I guess it doesnt consider newlines as a space and therefore aint splitting it…
note : same issue even without nl2br getting involved.

And i’ve done a small progress with my regex try aswell

~\\b([a-z0-9-]+\\.)+[^\\?\\s]+\\b~si

(just to remind it converts all links correctly except of links with parameters
So for a link like:
test.com/index.php?param=1
It’ll return
test.com/index.php (all this as link) and then ?param=1 but as normal text… anyone?

@ulthane,

Post: #3

$text = “this string has a link starts with www.example.com and also a link starts with http://example.com or http://www.example.com, all these 3 links should be put into an array named urls.”

The code supplied (Post #15 and #17) extracts relevant text from your original $text and makes the correct html links.

By adding line breaks the original specification has changed.

It is now quite late and if you or other posters are unable to offer a solution then tomorrow I will endeavour to create a new script.

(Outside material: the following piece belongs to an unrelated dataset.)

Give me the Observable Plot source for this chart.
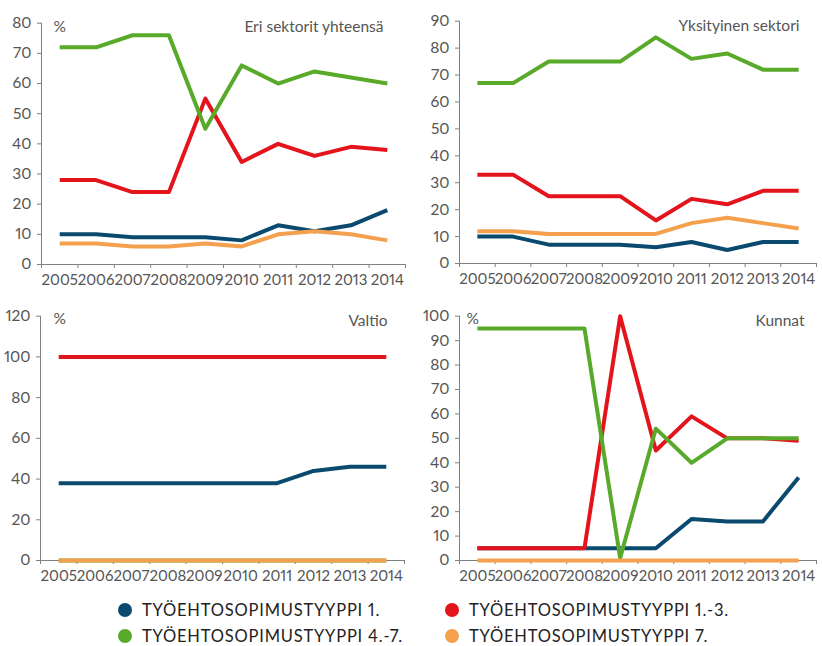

PS Any chance of a later version having images :slight_smile:

Sorry if it wasn’t clear that the text could also contain line breaks :stuck_out_tongue:

Anyways this thing just driving me nuts! my aim is to get this thing done with preg_match as it looks much cleaner code like that, im so close to the solution but the only problem is when parameters are in the url ! and i bet it is because preg_match sees ‘?’ as a “reserved character” and it somehow needs to be escaped when using in preg_match_all… anyone with any ideas?
full code:

function make_clickable($text)
{
	// $text = str_replace('?', "\\?", $text); lol..., nah that didn't work ;)
	$text = str_replace('http://', '', $text);
	if (preg_match_all('~\\b([a-z0-9-]+\\.)+[^\\s]+\\b~si', $text, $urls))
	{
		foreach (array_unique($urls[0]) AS $url)
		{
			$urltext = strlen($url) > 35 ? substr($url, 0, 21).'...'.substr($url, -10) : $url;
			$text = preg_replace('~^'.$url.'~m',"<a href=\\"http://$url\\" target=\\"_blank\\" rel=\\"nofollow\\">$urltext</a>",$text);
		}
	}
	return $text;
}